Under Zero Trust, there is no implicit trust granted to assets simply because they reside inside the traditional network perimeter. Even inside the network, least-privilege access is strictly enforced by allowing only necessary access based on a user's job requirements. Comprehensive visibility into users, devices, applications and threats is maintained through technologies like Sensors, analytics etc. This helps establish granular access control policies and promptly detect anomalies and threats.
Benefits of Zero Trust Approach
There are several advantages of implementing a Zero Trust Architecture:
- Security Hardening: By verifying identity at every step and implementing least privilege access, Zero Trust considerably raises the security barriers against both external and internal threats like data breaches, malware, phishing etc.

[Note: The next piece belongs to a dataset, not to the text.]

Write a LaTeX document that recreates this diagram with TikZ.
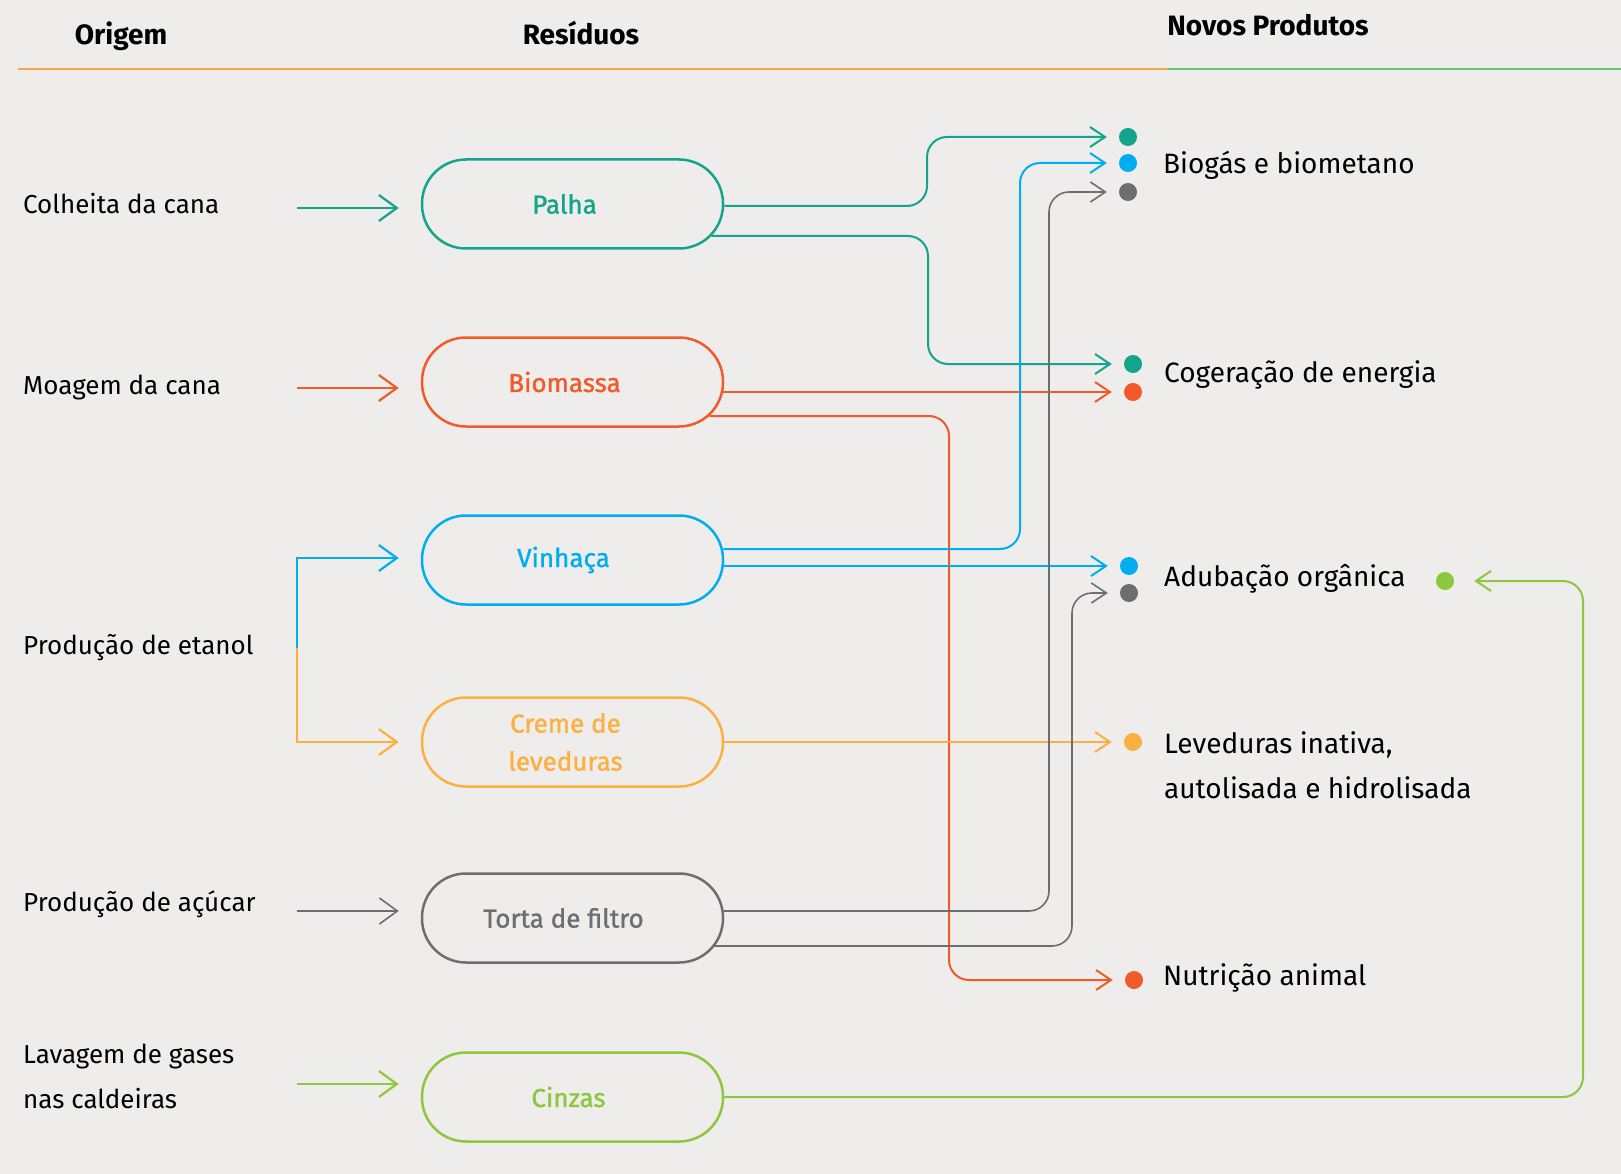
\documentclass[tikz,border=0pt]{standalone}
\usepackage{fontspec}
\setmainfont{Fira Sans}
\newfontfamily\pillfont{Fira Sans}[FakeBold=1.2]
\usetikzlibrary{arrows.meta}
\definecolor{paper}{HTML}{EEEDEB}
\definecolor{cteal}{HTML}{13A48C}
\definecolor{cred}{HTML}{F15A29}
\definecolor{cblue}{HTML}{00AEEF}
\definecolor{corange}{HTML}{FBB040}
\definecolor{cgrey}{HTML}{6D6E71}
\definecolor{cgreen}{HTML}{8DC63F}
\definecolor{hdorange}{HTML}{F4A849}
\definecolor{hdgreen}{HTML}{6CBF74}
\begin{document}
\begin{tikzpicture}[x=1pt,y=-1pt,
  pill/.style={draw, line width=2.5pt, rounded corners=44pt,
    minimum width=301pt, minimum height=89pt, inner sep=0pt},
  pilltext/.style={inner sep=0pt, align=center,
    font=\pillfont\fontsize{26}{38}\selectfont},
  lbl/.style={anchor=west, inner sep=0pt, align=left, text=black,
    font=\fontsize{26}{45}\selectfont},
  rlbl/.style={lbl, font=\fontsize{28}{45}\selectfont},
  hdr/.style={inner sep=0pt, font=\fontsize{28}{30}\selectfont\bfseries},
  dot/.style={circle, fill, inner sep=0pt, minimum size=18pt},
  conn/.style={line width=2pt, rounded corners=20pt,
    -{Straight Barb[length=15pt,width=20pt]}},
  thinconn/.style={conn, line width=1.6pt},
  inarrow/.style={line width=2.2pt, shorten >=22pt,
    -{Straight Barb[length=18pt,width=26pt]}}]

% paper
\fill[paper] (0,0) rectangle (1621,1174);
\useasboundingbox (0,0) rectangle (1621,1174);

% column headers
\node[hdr] (h1) at (121,36) {Origem};
\node[hdr] (h2) at (581,33) {Resíduos};
\node[hdr] (h3) at (1268,25) {Novos Produtos};
\coordinate (hl) at (18,69);
\coordinate (hm) at (1168,69);
\coordinate (hr) at (1621,69);
\draw[hdorange, line width=2pt] (hl) -- (hm);
\draw[hdgreen, line width=2pt] (hm) -- (hr);

% origins
\node[lbl] (o1) at (23,204) {Colheita da cana};
\node[lbl] (o2) at (23,388) {Moagem da cana};
\node[lbl] (o3) at (23,648) {Produção de etanol};
\node[lbl] (o4) at (23,904) {Produção de açúcar};
\node[lbl] (o5) at (23,1076) {Lavagem de gases\\nas caldeiras};

% residues
\node[pill, draw=cteal] (palha) at (572.5,204) {};
\node[pill, draw=cred] (biomassa) at (572.5,382) {};
\node[pill, draw=cblue] (vinhaca) at (572.5,560) {};
\node[pill, draw=corange] (creme) at (572.5,742) {};
\node[pill, draw=cgrey] (torta) at (572.5,918) {};
\node[pill, draw=cgreen] (cinzas) at (572.5,1097) {};
\node[pilltext, text=cteal] (t1) at ([xshift=-8pt]palha.center) {Palha};
\node[pilltext, text=cred] (t2) at ([xshift=-8pt]biomassa.center) {Biomassa};
\node[pilltext, text=cblue] (t3) at ([xshift=-9pt]vinhaca.center) {Vinhaça};
\node[pilltext, text=corange] (t4) at ([xshift=-7pt]creme.center) {Creme de\\leveduras};
\node[pilltext, text=cgrey] (t5) at ([xshift=-9pt]torta.center) {Torta de filtro};
\node[pilltext, text=cgreen] (t6) at ([xshift=-4pt]cinzas.center) {Cinzas};

% arrows into the residues
\coordinate (a1) at (297,208);
\coordinate (a2) at (297,388);
\coordinate (a4) at (297,911);
\coordinate (a5) at (297,1084);
\coordinate (e0) at (297,648);
\draw[cteal, inarrow] (a1) -- (a1 -| palha.west);
\draw[cred, inarrow] (a2) -- (a2 -| biomassa.west);
\draw[cblue, inarrow] (e0) |- ([yshift=2pt]vinhaca.west);
\draw[corange, inarrow] (e0) |- (creme.west);
\draw[cgrey, inarrow, line width=1.6pt] (a4) -- (a4 -| torta.west);
\draw[cgreen, inarrow] (a5) -- (a5 -| cinzas.west);

% products
\node[dot, cteal] (dbt) at (1128,137) {};
\node[dot, cblue] (dbb) at (1128,163) {};
\node[dot, cgrey] (dbg) at (1128,192) {};
\node[dot, cteal] (dct) at (1133,364) {};
\node[dot, cred] (dcr) at (1133,392) {};
\node[dot, cblue] (dab) at (1129,566) {};
\node[dot, cgrey] (dag) at (1129,593) {};
\node[dot, cgreen] (dagr) at (1445,581) {};
\node[dot, corange] (dl) at (1133,742) {};
\node[dot, cred] (dn) at (1134,980) {};

\node[rlbl] (p1) at (1163,165) {Biogás e biometano};
\node[rlbl] (p2) at (1164,375) {Cogeração de energia};
\node[rlbl] (p3) at (1164,579) {Adubação orgânica};
\node[rlbl] (p4) at (1164,765) {Leveduras inativa,\\autolisada e hidrolisada};
\node[rlbl] (p5) at (1163,978) {Nutrição animal};

% routing columns
\coordinate (k1) at (927,0);
\coordinate (k2) at (928,0);
\coordinate (k3) at (949,0);
\coordinate (k4) at (1020,0);
\coordinate (k5) at (1049,0);
\coordinate (k6) at (1072,0);
\coordinate (k7) at (1583,0);

% residues to products
\draw[conn, cteal] ([shift={(0,2)}]palha.east) -| (k1 |- dbt) -- ([xshift=-12pt]dbt.west);
\draw[conn, cteal] ([shift={(-13,32)}]palha.east) -| (k2 |- dct) -- ([xshift=-12pt]dct.west);
\draw[conn, cred] ([shift={(-1,10)}]biomassa.east) -- ([xshift=-12pt]dcr.west);
\draw[conn, cred] ([shift={(-15,34)}]biomassa.east) -| (k3 |- dn) -- ([xshift=-12pt]dn.west);
\draw[conn, cblue] ([shift={(-1,-11)}]vinhaca.east) -| (k4 |- dbb) -- ([xshift=-12pt]dbb.west);
\draw[conn, cblue] ([shift={(0,6)}]vinhaca.east) -- ([xshift=-12pt]dab.west);
\draw[conn, corange] (creme.east) -- ([xshift=-12pt]dl.west);
\draw[thinconn, cgrey] ([shift={(-0.5,-7)}]torta.east) -| (k5 |- dbg) -- ([xshift=-12pt]dbg.west);
\draw[thinconn, cgrey] ([shift={(-10,28)}]torta.east) -| (k6 |- dag) -- ([xshift=-12pt]dag.west);
\draw[conn, cgreen] (cinzas.east) -| (k7 |- dagr) -- ([xshift=20pt]dagr.east);
\end{tikzpicture}
\end{document}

- Improved Access Management: Granular policy-based access controls based on user identity, device security posture, app types etc. allow organizations to efficiently manage access risk and better enforce compliance rules.
- Enhanced Visibility: Comprehensive visibility into network assets, users, applications and threats provide security teams with a holistic view which helps detect anomalies and respond to incidents faster.
- Flexibility: The location-agnostic and dynamic nature of Zero Trust makes it well-suited for flexible work models like work from home and cloud-first computingadoption. It doesn't rely on static network perimeters.
- Simplified Compliance: Zero Trust frameworks are aligned with standards like NIST, ISO etc. and make audits and demonstrating compliance to regulations easier.
- Cost Savings: By minimizing lateral threat movement and data breaches, Zero Trust architectures help curb incident response costs and data loss expenses in the long run.
Key Components of a Zero Trust Framework
Some of the core technologies that comprise a robust Zero Trust framework are:
- Identity and Access Management (IAM): Granular identity modeling, multi-factor authentication, just-in-time access etc. form the core IAM functions in a Zero Trust model.
- Device Security: Technology like endpoint detection and response (EDR), mobile device management (MDM) help establish device health and compliance policies.
- Secure Access Service Edge (SASE): SASE brings together SD-WAN and cloud-based network security functions and provides secure remote access capabilities.
- Microsegmentation: Fine-grained network segmentation technology virtually slices the network into small Trust Zones to control East-West traffic within the network.
- Analytics and Automation: Security orchestration, analytics and workflows help automatically generate access policies based on anomaly detection and risk assessment algorithms.
- Secure Web Gateways: Cloud-based web proxies provide web security functions like web filtering, malware inspection, data loss prevention etc.
- Cloud Infrastructure: The core Zero Trust components are typically deployed over modern scalable cloud infrastructures for cost-efficiency and ease of centralized management.
Implementing Zero Trust Architecture
Though lofty in concept, transitioning legacy systems to a Zero Trust model requires significant planning and phased implementation. Some best practices include:
- Assess Current Posture: Thoroughly audit existing security controls, followed by a realistic risk assessment to prioritize efforts.
- Pilot Projects: Implement Zero Trust selectively in non-critical projects to gain experience before rollouts.
- People and Process Change: User awareness, access policy reviews and process documentation require as much focus as technology changes.
- Layered Security: A mix of network, endpoint, application and user-centric controls provide depth against diverse threats. No single control is sufficient.
- Continuous Monitoring: Ongoing assessment of configuration, logs and behavior help refine the Zero Trust posture through the feedback loop. Automation plays a key role here.
- Partnerships: For transitions to be smooth, close vendor collaboration and choosing integrated best-of-breed solutions become important.
While the journey is long, Zero Trust promises to provide a more robust platform for addressing today's complex multi-cloud computing and work-from-anywhere realities compared to traditional security models. With careful planning and commitment, organizations can gain significant security and operational benefits from this new paradigm.
In today's distributed digital world driven by cloud, mobile and work-from-anywhere trends, legacy perimeter-based security defenses are proving inadequate against novel cyber threats. To regain control of their ecosystems in this new normal, enterprises must embrace a dynamic Zero Trust Architecture that focuses on 'never trust, always verify' as its guiding principle for authentication and access management. Though challenging to implement, Zero Trust holds immense potential to enhance security postures for the future if properly planned and executed.